To do:
Beneath this line sits some data. Return only its lines from the one holding "Recreate this image" through the one holding "7300, 8.3e6, 6.6e7]", inclusive, exactly, with the images removed.

Dataset records:
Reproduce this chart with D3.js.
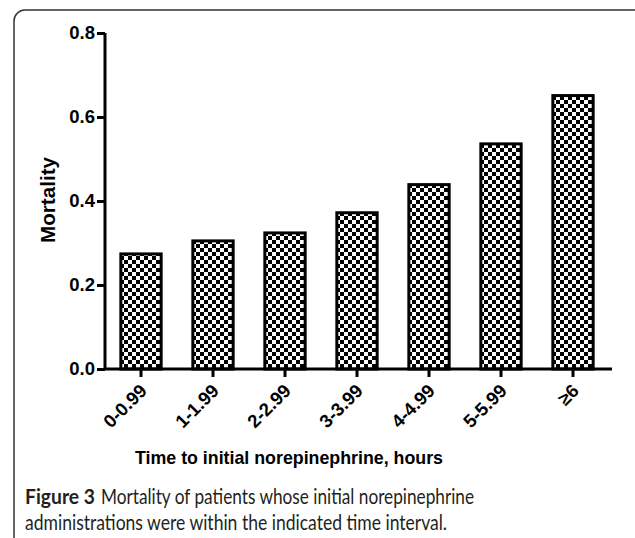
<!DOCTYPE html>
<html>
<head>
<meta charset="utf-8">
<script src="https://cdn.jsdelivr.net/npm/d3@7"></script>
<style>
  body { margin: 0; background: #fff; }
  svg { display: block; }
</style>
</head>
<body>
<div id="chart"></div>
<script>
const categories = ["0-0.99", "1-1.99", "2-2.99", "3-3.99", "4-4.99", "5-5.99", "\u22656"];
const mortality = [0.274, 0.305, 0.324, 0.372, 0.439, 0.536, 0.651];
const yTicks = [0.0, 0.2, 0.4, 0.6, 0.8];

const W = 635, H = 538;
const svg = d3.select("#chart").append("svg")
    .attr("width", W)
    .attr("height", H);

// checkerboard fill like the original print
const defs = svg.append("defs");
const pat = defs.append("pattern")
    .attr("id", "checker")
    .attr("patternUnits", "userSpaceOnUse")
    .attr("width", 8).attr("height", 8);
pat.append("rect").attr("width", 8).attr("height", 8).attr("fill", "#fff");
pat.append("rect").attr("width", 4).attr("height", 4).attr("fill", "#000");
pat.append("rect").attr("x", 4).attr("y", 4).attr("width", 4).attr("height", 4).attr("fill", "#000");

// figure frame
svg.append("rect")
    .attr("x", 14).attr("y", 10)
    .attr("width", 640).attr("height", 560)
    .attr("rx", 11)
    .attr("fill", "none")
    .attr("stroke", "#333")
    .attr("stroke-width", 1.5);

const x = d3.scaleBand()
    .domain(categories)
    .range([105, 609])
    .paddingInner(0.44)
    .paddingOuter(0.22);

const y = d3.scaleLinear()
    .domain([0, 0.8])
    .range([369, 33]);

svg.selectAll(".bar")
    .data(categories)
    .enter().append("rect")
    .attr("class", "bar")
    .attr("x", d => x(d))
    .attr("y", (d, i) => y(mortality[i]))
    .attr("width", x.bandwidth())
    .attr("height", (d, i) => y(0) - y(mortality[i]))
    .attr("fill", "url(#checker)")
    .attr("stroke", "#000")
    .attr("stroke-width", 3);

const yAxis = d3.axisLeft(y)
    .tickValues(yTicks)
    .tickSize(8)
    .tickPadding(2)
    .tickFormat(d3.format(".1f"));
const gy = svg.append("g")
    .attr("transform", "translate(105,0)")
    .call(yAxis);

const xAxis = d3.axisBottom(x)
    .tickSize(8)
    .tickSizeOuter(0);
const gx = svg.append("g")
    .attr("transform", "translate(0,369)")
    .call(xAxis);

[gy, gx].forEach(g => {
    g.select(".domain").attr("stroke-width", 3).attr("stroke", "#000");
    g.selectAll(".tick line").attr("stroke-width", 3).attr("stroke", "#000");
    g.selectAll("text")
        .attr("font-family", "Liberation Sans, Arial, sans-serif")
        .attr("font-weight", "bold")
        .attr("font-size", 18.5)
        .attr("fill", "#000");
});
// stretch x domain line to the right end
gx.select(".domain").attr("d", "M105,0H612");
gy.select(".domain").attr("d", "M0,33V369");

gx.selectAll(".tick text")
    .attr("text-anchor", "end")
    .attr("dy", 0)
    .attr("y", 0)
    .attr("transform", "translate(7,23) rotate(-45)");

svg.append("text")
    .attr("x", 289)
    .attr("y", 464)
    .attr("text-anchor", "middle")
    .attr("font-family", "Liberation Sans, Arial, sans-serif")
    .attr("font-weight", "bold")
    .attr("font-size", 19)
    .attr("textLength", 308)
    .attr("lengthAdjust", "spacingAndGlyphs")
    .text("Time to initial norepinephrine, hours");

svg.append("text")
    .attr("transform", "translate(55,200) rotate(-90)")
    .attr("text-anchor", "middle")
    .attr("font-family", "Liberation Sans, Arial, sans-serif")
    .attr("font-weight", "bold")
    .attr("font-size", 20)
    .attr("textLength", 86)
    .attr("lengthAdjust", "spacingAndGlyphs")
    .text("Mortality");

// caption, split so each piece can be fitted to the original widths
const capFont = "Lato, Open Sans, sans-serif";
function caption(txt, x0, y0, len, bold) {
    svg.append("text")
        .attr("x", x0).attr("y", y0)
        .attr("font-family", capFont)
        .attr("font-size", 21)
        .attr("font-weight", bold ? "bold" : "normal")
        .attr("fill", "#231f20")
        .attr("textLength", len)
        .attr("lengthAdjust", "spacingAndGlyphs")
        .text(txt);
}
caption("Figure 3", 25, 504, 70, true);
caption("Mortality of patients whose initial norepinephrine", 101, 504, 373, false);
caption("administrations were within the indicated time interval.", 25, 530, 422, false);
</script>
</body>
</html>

* * *

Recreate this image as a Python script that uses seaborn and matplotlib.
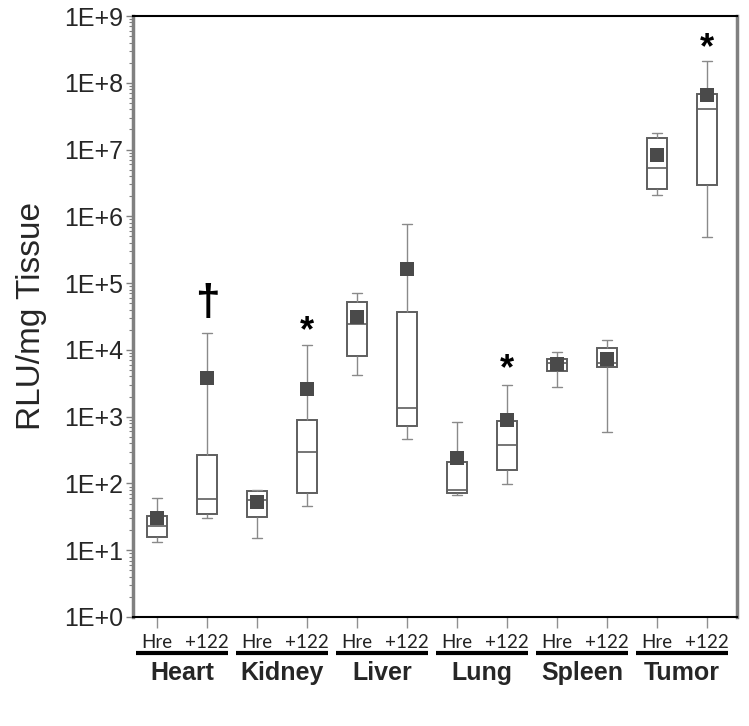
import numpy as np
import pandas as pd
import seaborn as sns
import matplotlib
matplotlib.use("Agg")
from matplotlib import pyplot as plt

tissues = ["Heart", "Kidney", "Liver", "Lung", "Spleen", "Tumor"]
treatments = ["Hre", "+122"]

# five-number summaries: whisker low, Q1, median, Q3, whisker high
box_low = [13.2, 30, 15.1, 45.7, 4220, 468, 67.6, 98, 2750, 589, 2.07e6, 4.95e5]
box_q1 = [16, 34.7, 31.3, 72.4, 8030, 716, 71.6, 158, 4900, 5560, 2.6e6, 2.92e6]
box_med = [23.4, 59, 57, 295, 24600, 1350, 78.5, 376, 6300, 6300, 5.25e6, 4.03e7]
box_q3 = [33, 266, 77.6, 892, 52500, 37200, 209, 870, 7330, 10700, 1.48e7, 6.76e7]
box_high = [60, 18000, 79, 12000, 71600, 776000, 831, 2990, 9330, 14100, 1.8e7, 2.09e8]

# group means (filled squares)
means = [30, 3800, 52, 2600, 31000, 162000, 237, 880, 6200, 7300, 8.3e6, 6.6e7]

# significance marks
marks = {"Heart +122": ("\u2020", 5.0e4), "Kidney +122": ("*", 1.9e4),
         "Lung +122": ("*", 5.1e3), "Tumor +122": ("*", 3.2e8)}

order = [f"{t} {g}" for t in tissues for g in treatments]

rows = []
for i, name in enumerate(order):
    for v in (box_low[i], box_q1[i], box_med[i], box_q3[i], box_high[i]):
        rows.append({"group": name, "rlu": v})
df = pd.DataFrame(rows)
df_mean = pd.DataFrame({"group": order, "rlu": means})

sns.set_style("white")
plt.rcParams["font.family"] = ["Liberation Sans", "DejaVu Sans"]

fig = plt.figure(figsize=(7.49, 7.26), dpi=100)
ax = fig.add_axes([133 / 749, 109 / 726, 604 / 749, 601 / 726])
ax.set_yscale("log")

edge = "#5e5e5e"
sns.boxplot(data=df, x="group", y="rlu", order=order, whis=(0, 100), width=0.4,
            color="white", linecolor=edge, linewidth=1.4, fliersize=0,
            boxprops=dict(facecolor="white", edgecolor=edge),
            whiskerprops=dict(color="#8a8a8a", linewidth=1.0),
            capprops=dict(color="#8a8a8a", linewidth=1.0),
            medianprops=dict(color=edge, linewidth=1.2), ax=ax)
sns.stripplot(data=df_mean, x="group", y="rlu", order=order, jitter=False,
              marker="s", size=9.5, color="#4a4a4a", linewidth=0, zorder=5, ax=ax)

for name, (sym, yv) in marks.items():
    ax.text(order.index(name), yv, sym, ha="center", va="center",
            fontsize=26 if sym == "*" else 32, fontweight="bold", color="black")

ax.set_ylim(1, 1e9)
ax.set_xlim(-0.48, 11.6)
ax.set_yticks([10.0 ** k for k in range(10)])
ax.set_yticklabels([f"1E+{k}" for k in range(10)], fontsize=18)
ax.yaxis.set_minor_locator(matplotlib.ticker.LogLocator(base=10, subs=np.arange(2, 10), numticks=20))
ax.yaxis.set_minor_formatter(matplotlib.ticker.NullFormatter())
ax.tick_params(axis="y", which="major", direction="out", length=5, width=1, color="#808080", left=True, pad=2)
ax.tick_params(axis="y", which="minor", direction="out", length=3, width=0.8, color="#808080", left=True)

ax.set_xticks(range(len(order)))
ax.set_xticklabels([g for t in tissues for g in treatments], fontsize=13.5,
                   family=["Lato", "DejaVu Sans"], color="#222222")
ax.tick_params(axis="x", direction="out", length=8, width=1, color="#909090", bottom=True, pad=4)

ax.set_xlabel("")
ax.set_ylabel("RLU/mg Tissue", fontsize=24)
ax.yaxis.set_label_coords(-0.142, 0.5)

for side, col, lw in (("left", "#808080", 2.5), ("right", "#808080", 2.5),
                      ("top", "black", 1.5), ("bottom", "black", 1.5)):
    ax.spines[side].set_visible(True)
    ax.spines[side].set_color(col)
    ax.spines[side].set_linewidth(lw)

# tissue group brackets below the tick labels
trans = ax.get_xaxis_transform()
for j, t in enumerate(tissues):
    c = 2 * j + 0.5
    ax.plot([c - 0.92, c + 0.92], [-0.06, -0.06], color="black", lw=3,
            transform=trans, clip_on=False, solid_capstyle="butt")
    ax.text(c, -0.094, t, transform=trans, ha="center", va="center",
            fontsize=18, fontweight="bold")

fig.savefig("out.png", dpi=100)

Exercise solution:
Recreate this image as a Python script that uses seaborn and matplotlib.
import numpy as np
import pandas as pd
import seaborn as sns
import matplotlib
matplotlib.use("Agg")
from matplotlib import pyplot as plt

tissues = ["Heart", "Kidney", "Liver", "Lung", "Spleen", "Tumor"]
treatments = ["Hre", "+122"]

# five-number summaries: whisker low, Q1, median, Q3, whisker high
box_low = [13.2, 30, 15.1, 45.7, 4220, 468, 67.6, 98, 2750, 589, 2.07e6, 4.95e5]
box_q1 = [16, 34.7, 31.3, 72.4, 8030, 716, 71.6, 158, 4900, 5560, 2.6e6, 2.92e6]
box_med = [23.4, 59, 57, 295, 24600, 1350, 78.5, 376, 6300, 6300, 5.25e6, 4.03e7]
box_q3 = [33, 266, 77.6, 892, 52500, 37200, 209, 870, 7330, 10700, 1.48e7, 6.76e7]
box_high = [60, 18000, 79, 12000, 71600, 776000, 831, 2990, 9330, 14100, 1.8e7, 2.09e8]

# group means (filled squares)
means = [30, 3800, 52, 2600, 31000, 162000, 237, 880, 6200, 7300, 8.3e6, 6.6e7]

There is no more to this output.